== Exercise goal ==
Only the pictures are omitted; repeat all other data exactly.

== Given information ==
◆ ◆ ◆ ◆ ◆

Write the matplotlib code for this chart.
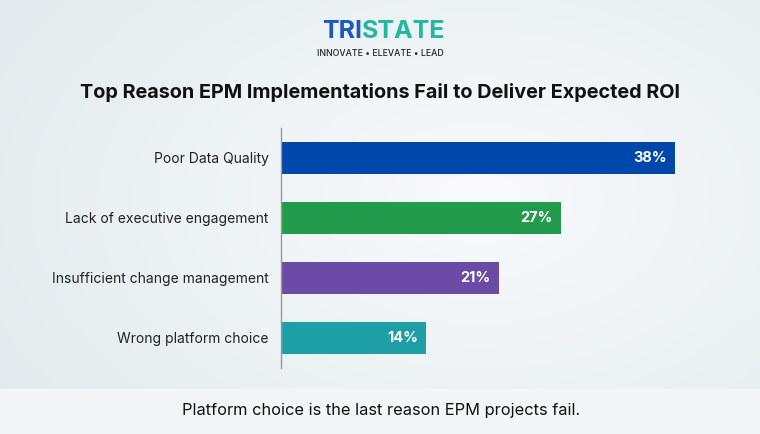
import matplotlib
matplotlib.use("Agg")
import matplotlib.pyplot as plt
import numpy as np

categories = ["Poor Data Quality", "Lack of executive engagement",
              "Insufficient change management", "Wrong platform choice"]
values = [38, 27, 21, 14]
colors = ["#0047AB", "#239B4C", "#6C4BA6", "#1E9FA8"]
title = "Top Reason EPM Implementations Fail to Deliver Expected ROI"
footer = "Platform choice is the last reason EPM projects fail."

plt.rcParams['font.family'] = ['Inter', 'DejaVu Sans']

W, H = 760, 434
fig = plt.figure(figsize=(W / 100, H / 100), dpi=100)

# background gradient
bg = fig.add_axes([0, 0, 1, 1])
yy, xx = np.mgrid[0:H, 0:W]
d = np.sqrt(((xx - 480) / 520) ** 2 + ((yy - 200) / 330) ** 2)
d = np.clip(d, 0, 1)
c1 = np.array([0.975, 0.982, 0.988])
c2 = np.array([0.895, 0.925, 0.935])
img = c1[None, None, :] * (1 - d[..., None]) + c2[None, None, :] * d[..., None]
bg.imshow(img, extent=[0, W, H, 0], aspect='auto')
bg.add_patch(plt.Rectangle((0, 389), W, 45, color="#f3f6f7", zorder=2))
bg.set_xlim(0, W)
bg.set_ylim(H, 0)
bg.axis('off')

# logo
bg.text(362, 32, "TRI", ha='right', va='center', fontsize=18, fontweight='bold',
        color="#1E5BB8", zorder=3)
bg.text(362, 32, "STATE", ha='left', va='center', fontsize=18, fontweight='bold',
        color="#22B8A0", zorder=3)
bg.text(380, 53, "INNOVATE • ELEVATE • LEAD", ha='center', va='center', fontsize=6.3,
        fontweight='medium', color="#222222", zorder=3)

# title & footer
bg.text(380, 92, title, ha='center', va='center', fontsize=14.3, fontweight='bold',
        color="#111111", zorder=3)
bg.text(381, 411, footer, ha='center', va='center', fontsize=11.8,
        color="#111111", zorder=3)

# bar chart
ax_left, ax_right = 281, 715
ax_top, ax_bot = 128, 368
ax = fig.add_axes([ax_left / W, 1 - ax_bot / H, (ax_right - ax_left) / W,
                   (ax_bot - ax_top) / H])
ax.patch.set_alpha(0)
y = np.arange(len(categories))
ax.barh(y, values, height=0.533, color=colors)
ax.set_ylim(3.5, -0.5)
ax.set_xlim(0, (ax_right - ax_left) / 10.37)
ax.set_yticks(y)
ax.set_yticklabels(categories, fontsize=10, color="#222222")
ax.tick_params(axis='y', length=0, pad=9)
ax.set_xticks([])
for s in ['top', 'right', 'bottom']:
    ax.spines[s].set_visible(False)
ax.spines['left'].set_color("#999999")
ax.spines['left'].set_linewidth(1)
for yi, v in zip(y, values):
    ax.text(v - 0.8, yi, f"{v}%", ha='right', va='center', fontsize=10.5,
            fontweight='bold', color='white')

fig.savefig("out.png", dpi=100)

◆ ◆ ◆ ◆ ◆

== Output ==
Write the matplotlib code for this chart.
import matplotlib
matplotlib.use("Agg")
import matplotlib.pyplot as plt
import numpy as np

categories = ["Poor Data Quality", "Lack of executive engagement",
              "Insufficient change management", "Wrong platform choice"]
values = [38, 27, 21, 14]
colors = ["#0047AB", "#239B4C", "#6C4BA6", "#1E9FA8"]
title = "Top Reason EPM Implementations Fail to Deliver Expected ROI"
footer = "Platform choice is the last reason EPM projects fail."

plt.rcParams['font.family'] = ['Inter', 'DejaVu Sans']

W, H = 760, 434
fig = plt.figure(figsize=(W / 100, H / 100), dpi=100)

# background gradient
bg = fig.add_axes([0, 0, 1, 1])
yy, xx = np.mgrid[0:H, 0:W]
d = np.sqrt(((xx - 480) / 520) ** 2 + ((yy - 200) / 330) ** 2)
d = np.clip(d, 0, 1)
c1 = np.array([0.975, 0.982, 0.988])
c2 = np.array([0.895, 0.925, 0.935])
img = c1[None, None, :] * (1 - d[..., None]) + c2[None, None, :] * d[..., None]
bg.imshow(img, extent=[0, W, H, 0], aspect='auto')
bg.add_patch(plt.Rectangle((0, 389), W, 45, color="#f3f6f7", zorder=2))
bg.set_xlim(0, W)
bg.set_ylim(H, 0)
bg.axis('off')

# logo
bg.text(362, 32, "TRI", ha='right', va='center', fontsize=18, fontweight='bold',
        color="#1E5BB8", zorder=3)
bg.text(362, 32, "STATE", ha='left', va='center', fontsize=18, fontweight='bold',
        color="#22B8A0", zorder=3)
bg.text(380, 53, "INNOVATE • ELEVATE • LEAD", ha='center', va='center', fontsize=6.3,
        fontweight='medium', color="#222222", zorder=3)

# title & footer
bg.text(380, 92, title, ha='center', va='center', fontsize=14.3, fontweight='bold',
        color="#111111", zorder=3)
bg.text(381, 411, footer, ha='center', va='center', fontsize=11.8,
        color="#111111", zorder=3)

# bar chart
ax_left, ax_right = 281, 715
ax_top, ax_bot = 128, 368
ax = fig.add_axes([ax_left / W, 1 - ax_bot / H, (ax_right - ax_left) / W,
                   (ax_bot - ax_top) / H])
ax.patch.set_alpha(0)
y = np.arange(len(categories))
ax.barh(y, values, height=0.533, color=colors)
ax.set_ylim(3.5, -0.5)
ax.set_xlim(0, (ax_right - ax_left) / 10.37)
ax.set_yticks(y)
ax.set_yticklabels(categories, fontsize=10, color="#222222")
ax.tick_params(axis='y', length=0, pad=9)
ax.set_xticks([])
for s in ['top', 'right', 'bottom']:
    ax.spines[s].set_visible(False)
ax.spines['left'].set_color("#999999")
ax.spines['left'].set_linewidth(1)
for yi, v in zip(y, values):
    ax.text(v - 0.8, yi, f"{v}%", ha='right', va='center', fontsize=10.5,
            fontweight='bold', color='white')

fig.savefig("out.png", dpi=100)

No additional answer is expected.